T-Mobile has just pulled the covers off the G1, the world's first mobile device powered by Google's Android operating system.
The device, which is manufactured by HTC, combines full touch screen functionality and a QWERTY keyboard with a mobile Internet experience that includes Google Maps Street View, Gmail, Calendar, YouTube, Google Talk and others. It measures 116 x 54 x 16mm and weighs about 160 grams.
The G1 also uses a WebKit browser, which was referred to as 'Chrome Lite' during the press conference. The functionality of the browser will be fairly similar to the iPhone browser – it renders web pages as it would on a PC, but you're able to zoom in on parts of web pages that you want to read.
However, unlike the iPhone, the G1's web search functionality is exposed with just a single touch.
From the demos we've seen, the device's interface looks pretty slick and some of the features look potentially interesting. For example, access to Amazon's MP3 store will be available on the device, where there are over six million DRM-free tracks to purchase and download with a single click. The store will require a WiFi connection in order to download tracks—just like the iPhone—but unlike the iPhone, you're able to browse the store anywhere with network coverage.
However, arguably the biggest feature though is the device's open sourceness – users will be able to tinker with and develop software for the G1 and other Android-based devices and share them on the Android Market. The G1 is also the first phone to include access to the Android Market which Sergey Brin, one of Google's founders, referred to as the "App Store" during his brief talk at the press conference. Oops.
Other noteworthy features include a 3.2in screen with a 480 x 320 HVGA resolution, which matches the iPhone's screen, and the device also includes a 3.1MP camera that includes photo sharing capabilities. However, there's no flash and no video recording capabilities, along with a complete lack of cut and paste functionality - at least it's not just the iPhone that lacks this feature. There's also no Microsoft Exchange support, but there is Push Email support for Gmail - some have suggested that Exchange support may follow later down the line though.

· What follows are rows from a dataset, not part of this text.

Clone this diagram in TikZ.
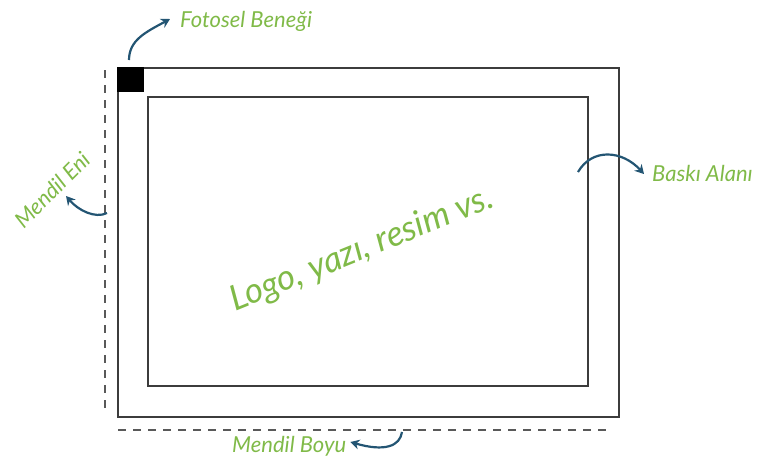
\documentclass[tikz,border=0pt]{standalone}
\usepackage{fontspec}
\setmainfont{Lato}
\usetikzlibrary{arrows.meta}
\definecolor{lblgreen}{RGB}{128,186,72}
\definecolor{arrblue}{RGB}{35,85,115}
\definecolor{framecol}{RGB}{60,60,60}
\begin{document}
\begin{tikzpicture}[x=1pt,y=-1pt,
  lbl/.style={text=lblgreen, font=\fontsize{22}{22}\selectfont\itshape, inner sep=0pt},
  bigl/.style={text=lblgreen, font=\fontsize{35}{35}\selectfont\itshape, inner sep=0pt},
  curv/.style={draw=arrblue, line width=2.2pt, -{Stealth[length=9pt,width=10pt]}},
  frm/.style={draw=framecol, line width=1.8pt, inner sep=0pt, anchor=north west},
  dsh/.style={draw=gray!70!black, line width=1.6pt, dash pattern=on 8pt off 7pt}]
\useasboundingbox (0,0) rectangle (780,464);
% frames
\node[frm, minimum width=501pt, minimum height=349pt] (outer) at (117,67) {};
\node[frm, minimum width=440pt, minimum height=289pt] (inner) at (147,96) {};
\node[fill=black, draw=black, inner sep=0pt, anchor=north west, minimum width=26pt, minimum height=24pt] (sensor) at (117,67) {};
% dashed dimension lines
\coordinate (enitop) at (105,70);
\coordinate (enibot) at (105,412);
\coordinate (boyl) at (118,430);
\coordinate (boyr) at (612,430);
\draw[dsh] (enitop) -- (enibot);
\draw[dsh] (boyl) -- (boyr);
% labels
\node[lbl, anchor=west] (fotosel) at (180,21) {Fotosel Beneği};
\node[lbl, rotate=45] (eni) at (52,190) {Mendil Eni};
\node[lbl, anchor=west] (baski) at (652,173) {Baskı Alanı};
\node[lbl, anchor=west] (boyu) at (232,446) {Mendil Boyu};
\node[bigl, rotate=22] (main) at (362,250) {Logo, yazı, resim vs.};
% arrows
\coordinate (fs) at (129,60);
\coordinate (es) at (107,213);
\coordinate (bs) at (578,172);
\coordinate (ms) at (402,432);
\draw[curv] (fs) .. controls (129,40) and (146,32) .. ([xshift=-10pt,yshift=2pt]fotosel.west);
\draw[curv] (es) .. controls (95,219) and (78,210) .. (66,196);
\draw[curv] (bs) .. controls (592,148) and (622,150) .. ([xshift=-8pt,yshift=-1pt]baski.west);
\draw[curv] (ms) .. controls (400,446) and (385,452) .. ([xshift=4pt,yshift=4pt]boyu.east);
\end{tikzpicture}
\end{document}
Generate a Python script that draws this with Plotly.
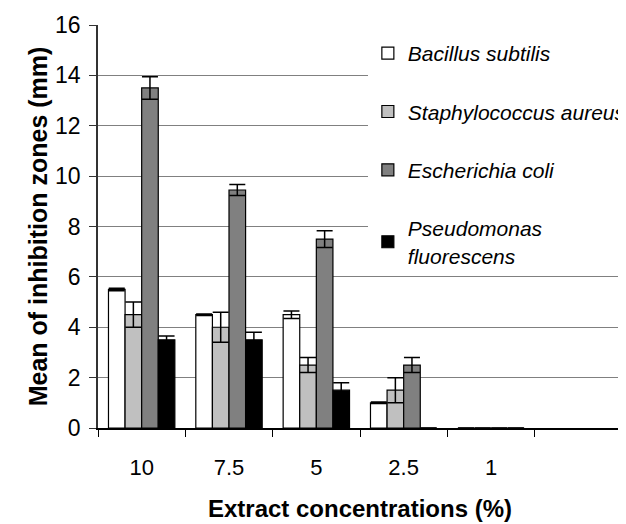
import plotly.graph_objects as go

categories = ["10", "7.5", "5", "2.5", "1"]
all_slots = ["10", "7.5", "5", "2.5", "1", " "]

series_names = ["Bacillus subtilis", "Staphylococcus aureus", "Escherichia coli", "Pseudomonas<br>fluorescens"]
bacillus = [5.5, 4.5, 4.5, 1.0, 0]
staph = [4.5, 4.0, 2.5, 1.5, 0]
ecoli = [13.5, 9.45, 7.5, 2.5, 0]
pseudo = [3.5, 3.5, 1.5, 0, 0]

bacillus_err = [0.05, 0.03, 0.15, 0.03, 0]
staph_err = [0.5, 0.6, 0.3, 0.5, 0]
ecoli_err = [0.45, 0.22, 0.33, 0.3, 0]
pseudo_err = [0.15, 0.3, 0.3, 0.0, 0]

colors = ["#FFFFFF", "#C0C0C0", "#808080", "#000000"]
values = [bacillus, staph, ecoli, pseudo]
errors = [bacillus_err, staph_err, ecoli_err, pseudo_err]

fig = go.Figure()
for i, (name, vals, errs, col) in enumerate(zip(series_names, values, errors, colors)):
    fig.add_trace(go.Bar(
        x=categories, y=vals, name=name, legendgroup="g%d" % i,
        marker=dict(color=col, line=dict(color="#000000", width=1.2)),
        error_y=dict(type="data", array=errs, visible=True, color="#000000", thickness=1.5, width=8),
    ))

font_family = "Liberation Sans, Arial, sans-serif"
# the page body has an 8px margin, so the figure is sized to fit the 626x524 window
fig.update_layout(
    width=618, height=516,
    margin=dict(l=90, r=4, t=17, b=96, autoexpand=False),
    paper_bgcolor="white", plot_bgcolor="white",
    barmode="group", bargap=0.24, bargroupgap=0,
    font=dict(family=font_family, color="#000000"),
    legend=dict(
        x=0.515, y=0.98, xanchor="left", yanchor="top",
        bgcolor="white", borderwidth=0,
        font=dict(size=21, style="italic", family=font_family),
        tracegroupgap=28,
    ),
    xaxis=dict(
        type="category", categoryorder="array", categoryarray=all_slots,
        range=[-0.5, 5.5], tickson="boundaries", ticks="outside", ticklen=7,
        tickcolor="#000000", showline=True, linecolor="#000000", linewidth=1.5,
        showgrid=False, tickfont=dict(size=22), ticklabelstandoff=19,
        title=dict(text="<b>Extract concentrations (%)</b>", font=dict(size=24), standoff=21),
    ),
    yaxis=dict(
        range=[0, 16], dtick=2, ticks="outside", ticklen=7, tickcolor="#333333",
        showline=True, linecolor="#333333", linewidth=1.5,
        showgrid=True, gridcolor="#808080", gridwidth=1, zeroline=False,
        tickfont=dict(size=23), ticklabelstandoff=4,
        title=dict(text="<b>Mean of inhibition zones (mm)</b>", font=dict(size=25), standoff=0),
    ),
)

fig.write_html("out.html")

I guess the good thing is that Android's open sourceness will enable the community to 'fix' any problems with the device. Take note, Apple.
T-Mobile says the device will be available in limited quantities both at retail and online in the US from 22nd October for $179 with one of two, two-year voice and data plans (believed to be priced at $25 and $35). The mobile phone operator also added that it'll be coming to the UK in early November and then across Europe in the first quarter of 2009. Confirmed countries in Europe include Germany, Austria, Czech Republic and Holland. No pricing information was given for the device outside of the US.